Altogether, the team appears to have identified a novel set of biomarkers that can be detected from simple blood draws of patients with MCC. The higher frequency of CD39+CLA+ cells prior to immunotherapy onset, and which decrease after the start of treatment, may represent a population of tumor specific cells which are associated with positive outcomes to treatment. In contrast, CD39+CD103+ CD8 T cells may be terminally exhausted cells that are unable to provide any clinical benefit to patients, and correspondingly are found in higher frequencies in patients with worse clinical outcomes. Dr. Ryu explained that these contrasting predictive cell populations was a surprising finding, “my initial expectation was that tumor-specific T cells would correlate with better clinical outcome. However, it was a more complex picture.”
By utilizing surface markers, such as the ones they identified in the study, Dr. Newell was excited by the feasibility of these results in a clinical setting, stating that this could be used for “the identification of easier to measure (no tetramers required) biomarkers”. Dr.

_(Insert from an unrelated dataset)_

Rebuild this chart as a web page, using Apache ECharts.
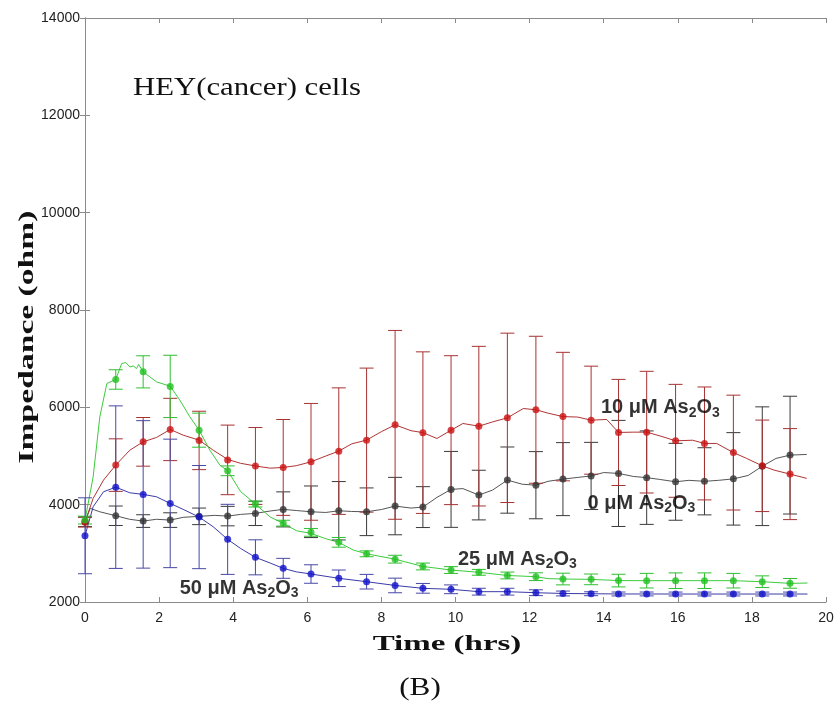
<!DOCTYPE html>
<html>
<head>
<meta charset="utf-8">
<script src="https://cdn.jsdelivr.net/npm/echarts@6/dist/echarts.min.js"></script>
<style>
html,body{margin:0;padding:0;background:#fff;}
#chart{width:837px;height:704px;}
</style>
</head>
<body>
<div id="chart"></div>
<script>
// ---- data ----
const xTicks = { min: 0, max: 20, interval: 2 };
const yTicks = { min: 2000, max: 14000, interval: 2000 };

const markerT = [0, 0.83, 1.57, 2.3, 3.08, 3.85, 4.6, 5.35, 6.1, 6.85, 7.6, 8.37, 9.12, 9.88, 10.63, 11.4, 12.17, 12.9, 13.66, 14.4, 15.16, 15.94, 16.72, 17.5, 18.28, 19.03];

const redMean  = [3640, 4813, 5291, 5545, 5320, 4920, 4795, 4765, 4880, 5100, 5326, 5640, 5480, 5531, 5613, 5784, 5950, 5810, 5736, 5484, 5490, 5312, 5258, 5070, 4798, 4628];
const redErr   = [100, 540, 500, 640, 600, 715, 790, 985, 1200, 1300, 1480, 1940, 1660, 1530, 1640, 1740, 1510, 1320, 1110, 1090, 1250, 1160, 1160, 1180, 940, 935];

const blackMean = [3650, 3772, 3663, 3683, 3760, 3765, 3821, 3903, 3854, 3875, 3854, 3971, 3950, 4314, 4197, 4505, 4400, 4525, 4590, 4642, 4555, 4470, 4480, 4530, 4790, 5018];
const blackErr  = [100, 200, 130, 150, 170, 200, 250, 360, 530, 600, 490, 590, 420, 780, 510, 680, 690, 750, 690, 1090, 960, 790, 690, 950, 1220, 1210];

const greenMean = [3683, 6572, 6729, 6430, 5531, 4696, 4012, 3620, 3431, 3226, 2990, 2880, 2730, 2657, 2610, 2545, 2520, 2472, 2465, 2440, 2438, 2438, 2438, 2438, 2417, 2383];
const greenErr  = [80, 200, 330, 640, 350, 100, 60, 60, 80, 100, 60, 80, 70, 70, 60, 70, 80, 120, 110, 130, 150, 160, 160, 150, 120, 100];

const blueMean = [3361, 4360, 4211, 4026, 3745, 3287, 2918, 2692, 2575, 2487, 2417, 2340, 2281, 2261, 2212, 2212, 2191, 2175, 2170, 2165, 2165, 2164, 2164, 2164, 2164, 2164];
const blueErr  = [780, 1670, 1515, 1320, 1060, 720, 360, 205, 190, 170, 150, 150, 100, 90, 70, 70, 60, 50, 40, 40, 40, 40, 40, 40, 40, 40];

const redLine = [[0,3640],[0.22,4129],[0.5,4505],[0.83,4813],[1.21,5120],[1.57,5291],[1.93,5381],[2.3,5545],[2.65,5428],[3.08,5326],[3.46,5120],[3.85,4930],[4.2,4850],[4.6,4795],[5.0,4750],[5.35,4765],[5.7,4800],[6.1,4880],[6.5,5000],[6.85,5100],[7.2,5250],[7.6,5326],[8.0,5500],[8.37,5640],[8.8,5520],[9.12,5480],[9.5,5360],[9.88,5531],[10.2,5668],[10.63,5613],[11.0,5700],[11.4,5784],[11.83,5976],[12.17,5950],[12.5,5880],[12.9,5810],[13.3,5800],[13.66,5736],[14.08,5751],[14.4,5484],[14.8,5490],[15.16,5490],[15.6,5394],[15.94,5312],[16.4,5324],[16.72,5258],[17.05,5258],[17.5,5070],[17.86,4950],[18.28,4798],[18.6,4710],[19.03,4628],[19.48,4540]];
const blackLine = [[0,3650],[0.14,3923],[0.4,3854],[0.83,3772],[1.2,3700],[1.57,3663],[1.93,3700],[2.3,3683],[2.65,3740],[3.08,3760],[3.5,3780],[3.85,3765],[4.2,3800],[4.6,3821],[5.0,3870],[5.35,3903],[5.7,3880],[6.1,3854],[6.5,3840],[6.85,3875],[7.2,3860],[7.6,3854],[8.0,3900],[8.37,3971],[8.8,3930],[9.12,3950],[9.5,4150],[9.88,4314],[10.2,4330],[10.63,4197],[11.0,4300],[11.4,4505],[11.8,4420],[12.17,4400],[12.5,4480],[12.9,4525],[13.3,4560],[13.66,4590],[14.0,4660],[14.4,4642],[14.8,4580],[15.16,4555],[15.5,4520],[15.94,4470],[16.3,4500],[16.72,4480],[17.1,4500],[17.5,4530],[17.9,4600],[18.28,4790],[18.65,4950],[19.03,5018],[19.48,5032]];
const greenLine = [[0,3683],[0.22,4572],[0.4,5805],[0.59,6490],[0.83,6572],[0.99,6900],[1.1,6920],[1.21,6831],[1.3,6850],[1.39,6798],[1.45,6880],[1.57,6729],[1.93,6524],[2.3,6434],[2.56,6147],[2.83,5805],[3.08,5531],[3.37,5120],[3.64,4813],[3.85,4696],[4.2,4270],[4.6,4012],[4.99,3751],[5.35,3615],[5.71,3464],[6.1,3410],[6.5,3300],[6.85,3226],[7.24,3068],[7.6,2990],[8.37,2880],[9.12,2730],[9.88,2657],[10.63,2610],[11.4,2545],[12.17,2520],[12.5,2480],[12.9,2472],[13.66,2465],[14.4,2440],[15.16,2438],[15.94,2438],[16.72,2438],[17.5,2438],[18.28,2417],[19.03,2383],[19.5,2390]];
const blueLine = [[0,3361],[0.22,3957],[0.5,4265],[0.83,4360],[1.21,4244],[1.57,4211],[1.93,4162],[2.3,4026],[2.65,3903],[3.08,3745],[3.46,3546],[3.85,3287],[4.2,3100],[4.6,2918],[5.0,2800],[5.35,2692],[5.7,2620],[6.1,2575],[6.85,2487],[7.6,2417],[8.37,2340],[9.12,2281],[9.88,2261],[10.63,2212],[11.4,2212],[12.17,2191],[12.9,2175],[13.66,2170],[14.4,2165],[15.16,2165],[15.94,2164],[16.72,2164],[17.5,2164],[18.28,2164],[19.03,2164],[19.5,2164]];

const annoNames = ['10 μM', '0 μM', '25 μM', '50 μM'];
const annoT = [15.53, 15.02, 11.67, 4.16];
const annoV = [6003, 4032, 2883, 2287];

// ---- chart ----
const chart = echarts.init(document.getElementById('chart'), null, { renderer: 'canvas' });
const SANS = '"Liberation Sans", Arial, sans-serif';
const SERIF = '"Liberation Serif", "Times New Roman", serif';
const axisGray = '#8a8a8a';

function errSeries(name, means, errs, color) {
  return {
    type: 'custom',
    name: name + ' err',
    z: 3,
    data: markerT.map((t, i) => [t, means[i] - errs[i], means[i] + errs[i]]),
    encode: { x: 0, y: [1, 2] },
    renderItem: function (params, api) {
      const x = api.value(0);
      const lo = api.coord([x, api.value(1)]);
      const hi = api.coord([x, api.value(2)]);
      const w = 7;
      const st = { stroke: color, lineWidth: 1 };
      return {
        type: 'group',
        children: [
          { type: 'line', shape: { x1: lo[0], y1: lo[1], x2: hi[0], y2: hi[1] }, style: st },
          { type: 'line', shape: { x1: hi[0] - w, y1: hi[1], x2: hi[0] + w, y2: hi[1] }, style: st },
          { type: 'line', shape: { x1: lo[0] - w, y1: lo[1], x2: lo[0] + w, y2: lo[1] }, style: st }
        ]
      };
    }
  };
}
function lineSeries(name, data, color) {
  return { type: 'line', name: name, data: data, showSymbol: false, symbol: 'none', z: 2,
    lineStyle: { color: color, width: 1 }, animation: false };
}
function markSeries(name, means, color) {
  return { type: 'scatter', name: name + ' pts', z: 4, symbol: 'circle', symbolSize: 7,
    itemStyle: { color: color }, data: markerT.map((t, i) => [t, means[i]]) };
}

const axisCommon = {
  type: 'value',
  axisLine: { show: true, lineStyle: { color: axisGray, width: 1 } },
  axisTick: { show: true, inside: true, length: 5, lineStyle: { color: axisGray } },
  splitLine: { show: false }
};

const option = {
  animation: false,
  backgroundColor: '#fff',
  textStyle: { fontFamily: SANS },
  grid: { left: 85, top: 18, width: 741, height: 584, outerBoundsMode: 'none', containLabel: false },
  xAxis: [
    Object.assign({}, axisCommon, { position: 'bottom', min: xTicks.min, max: xTicks.max, interval: xTicks.interval,
      axisLabel: { show: true, color: '#222', fontSize: 14, fontFamily: SANS, margin: 9, formatter: v => String(v) } }),
    Object.assign({}, axisCommon, { position: 'top', min: xTicks.min, max: xTicks.max, interval: xTicks.interval,
      axisLabel: { show: false } })
  ],
  yAxis: [
    Object.assign({}, axisCommon, { position: 'left', min: yTicks.min, max: yTicks.max, interval: yTicks.interval,
      axisLabel: { show: true, color: '#222', fontSize: 14, fontFamily: SANS, margin: 5, formatter: v => String(v) } }),
    Object.assign({}, axisCommon, { position: 'right', min: yTicks.min, max: yTicks.max, interval: yTicks.interval,
      axisLabel: { show: false } })
  ],
  series: [
    lineSeries('0 μM', blackLine, '#555555'),
    lineSeries('10 μM', redLine, '#b03434'),
    lineSeries('25 μM', greenLine, '#3ccc3c'),
    lineSeries('50 μM', blueLine, '#3b3ba8'),
    errSeries('0 μM', blackMean, blackErr, '#3a3a3a'),
    errSeries('10 μM', redMean, redErr, '#a83232'),
    errSeries('25 μM', greenMean, greenErr, '#2fbf2f'),
    errSeries('50 μM', blueMean, blueErr, '#4848a8'),
    markSeries('0 μM', blackMean, '#333333'),
    markSeries('10 μM', redMean, '#cc1111'),
    markSeries('25 μM', greenMean, '#22c022'),
    markSeries('50 μM', blueMean, '#1010cc'),
    {
      type: 'scatter', name: 'labels', z: 6, symbolSize: 0, silent: true,
      itemStyle: { color: '#000' },
      data: annoT.map((t, i) => ({ value: [t, annoV[i]], name: annoNames[i] })),
      label: {
        show: true, position: 'inside', color: '#000', textBorderWidth: 0, textBorderColor: 'transparent',
        formatter: function (p) { return '{a|' + p.name + ' As}{s|2}{a|O}{s|3}'; },
        rich: {
          a: { fontFamily: SANS, fontWeight: 'bold', fontSize: 20, color: '#000', lineHeight: 22, textBorderWidth: 0 },
          s: { fontFamily: SANS, fontWeight: 'bold', fontSize: 14, color: '#000', padding: [11, 0, 0, 0], textBorderWidth: 0 }
        }
      }
    }
  ],
  graphic: [
    { type: 'text', x: 133, y: 88, scaleX: 1.23, silent: true,
      style: { x: 0, y: 0, text: 'HEY(cancer) cells', font: '25px ' + SERIF, fill: '#111', textAlign: 'left', textVerticalAlign: 'middle' } },
    { type: 'text', x: 447, y: 645, scaleX: 1.57, silent: true,
      style: { x: 0, y: 0, text: 'Time (hrs)', font: 'bold 21px ' + SERIF, fill: '#111', textAlign: 'center', textVerticalAlign: 'middle' } },
    { type: 'text', x: 28, y: 337, rotation: Math.PI / 2, scaleX: 1.6, silent: true,
      style: { x: 0, y: 0, text: 'Impedance (ohm)', font: 'bold 21px ' + SERIF, fill: '#111', textAlign: 'center', textVerticalAlign: 'middle' } },
    { type: 'text', x: 420, y: 688, scaleX: 1.2, silent: true,
      style: { x: 0, y: 0, text: '(B)', font: '26px ' + SERIF, fill: '#111', textAlign: 'center', textVerticalAlign: 'middle' } }
  ]
};
chart.setOption(option);
</script>
</body>
</html>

Ryu added that their data also highlighted how “even small populations of these cells may hold significant prognostic value”. The research team is also interested in seeing if these results could be more broadly applicable to other cancer types. However, they recognize this might not be a straightforward question as it would be useful to determine if other surface markers are important in different contexts, or it there are shared phenotypic signatures that could be identified. Finally, they hope that their findings could extend beyond biomarkers for clinical outcomes. Dr. Ryu added, hopeful, that “understanding these T-cell populations might reveal novel targets for boosting anti-tumor immunity. This work could inform the development of cell-based therapies… But it is still a long way to go!”.
This research was funded by the CCSG, Fred Hutch, the National Research Foundation of Korea, the NIH, a Kelsey Dickson Team Science Courage Research Award, and Merck & Co.
Fred Hutch/University of Washington/Seattle Children’s Cancer Center Consortium members Drs. David Koelle, Paul Nghiem, and Evan Newell contributed to this work.
Ryu H, Bi TM, Pulliam TH, Sarkar K, Church CD, Kumar N, Mayer-Blackwell K, Jani S, Ramchurren N, Hansen UK, Hadrup SR, Fling SP, Koelle DM, Nghiem P, Newell EW. Merkel cell polyomavirus-specific and CD39+CLA+ CD8 T cells as blood-based predictive biomarkers for PD-1 blockade in Merkel cell carcinoma. Cell Rep Med. 2024 Feb 20;5(2):101390. doi: 10.1016/j.xcrm.2023.101390. Epub 2024 Feb 9. PMID: 38340724; PMCID: PMC10897544.